Harry Partch (1901-1974) is one of the most original of all American composers a titan of experimentalism whose work reaches out across boundaries of time and style to the widest range of audiences.  He is most noted for as a pioneer of microtonality, in his specific case just intonation, where the intervals of a scale are determined by ratios derived from their appearance in the overtone series.  The result is a 43-note-to-the-octave scale which allows for an almost infinite, mindbending range of harmonies and melodies.  On first encounter it may seem strange or distorted, but on any repeated exposure it starts to sound quite natural, and fresh.   


This release is a proverbial “message in a bottle” that has finally come to shore. In 1942, Partch was just starting to emerge to some prominence amongst musicians, after a long stint of odd jobs and bitter penury (including hoboing during the Depression). While on tour in the northeast he was invited to present his work at the Eastman School of Music, by none other than Howard Hanson (who might have been musically conservative, but he was obviously also open-minded). And this lecture -recital was miraculously recorded, direct to disc. This is the archival document.
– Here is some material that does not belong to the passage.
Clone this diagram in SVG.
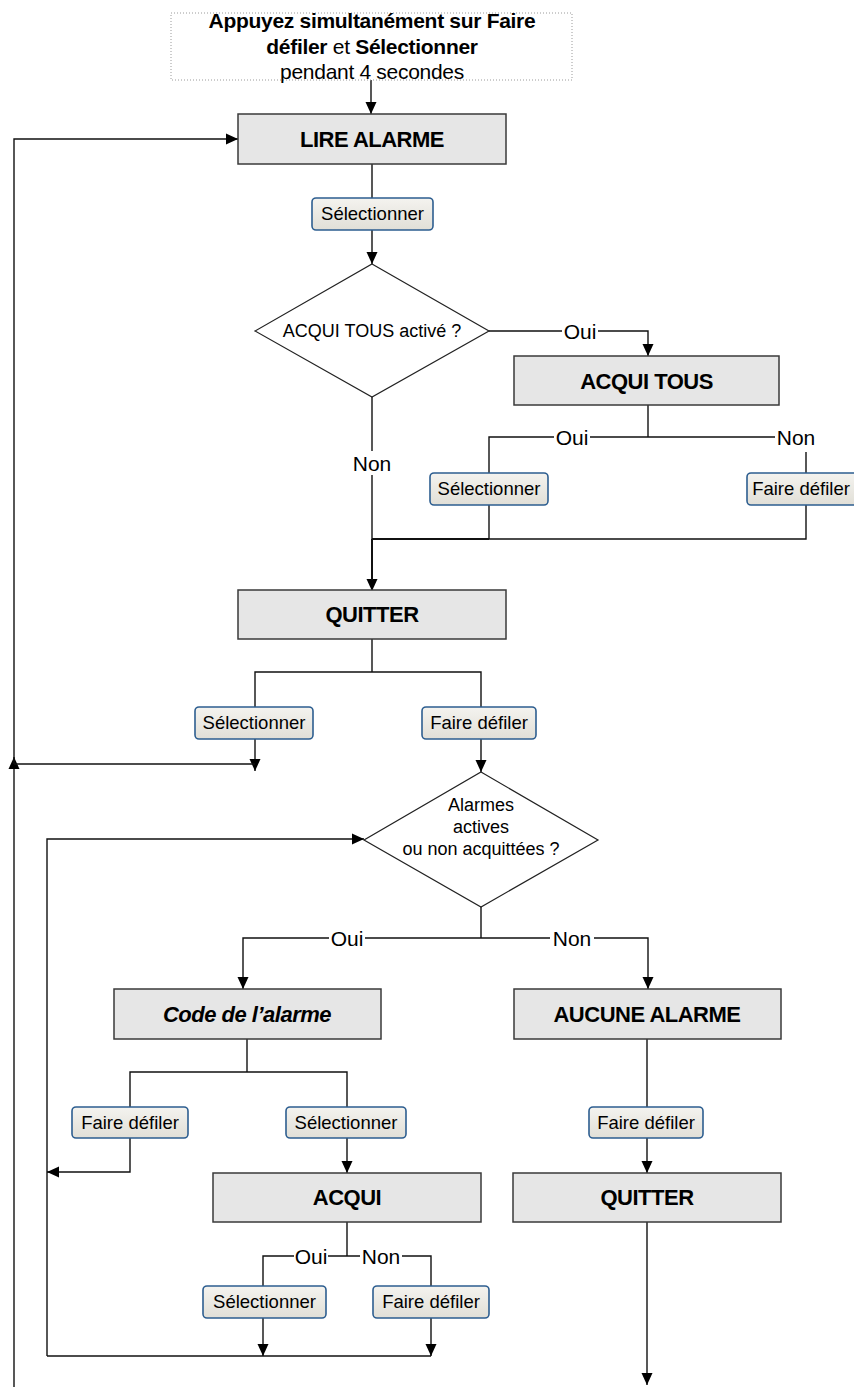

Partch begins by demonstrating instruments that he had adapted to his harmonic practice: a melodion, and viola (the former is called the chromolodeon in its new state). He’s a winning presenter, soft-spoken, almost diffident, but with a sly and subversive humor. After playing a series of astonishing harmonic progressions on the keyboard, he then moves to discuss what he called “speech song“, which was a practice of vocal music that was between those two modes of delivery. Basically, the composer has taken English and given it a far more precise and exaggerated sense of inflection, which in turn is supported by the melodic writing on the accompanying instrument (which Partch always plays himself). After a brief rendition of Psalm 23, he moves on to the Li Po settings, which have a ravishing poignancy as he delivers them (and though these are in English, the original Chinese would have had a high degree of pitch inflection when spoken, and so Partch’s approach seems very appropriate).


Then we are on to Barstow, a collection of hitchhiker inscriptions from a fence in rural California. This is a great classic. If one knows it, it is probably from the legendary Columbia LP release called The World of Harry Partch, in a rendition for an ensemble of instruments Partch had built by the 1960s, with him as the intoning and singing narrator. If you are used to the gravelly voice of the elder statesman, the far lighter voice of the middle-aged Partch is a revelation. Also all the accompaniment is done on his adapted guitar (with the composer performing). Having said that, the piece remains a landmark, indeed a masterpiece. It is completely its own genre: I think of it now as experimental American folk music. It’s also quite funny, and the audience roars more than once.


This is a must-have for anyone interested in the history of American music, not just the avant-garde. The sonics from what by today’s standards is a primitive source are in fact excellent. And the whole thing is presented in a manner that makes an argument for what is still valuable about CDs, and how they should be presented to remain relevant. The whole package is a beautiful little book, chock-full of archival documents (ranging from the composer’s lecture notes to programs to reviews), photos and explanatory text. It’s a concise history lesson in your hands.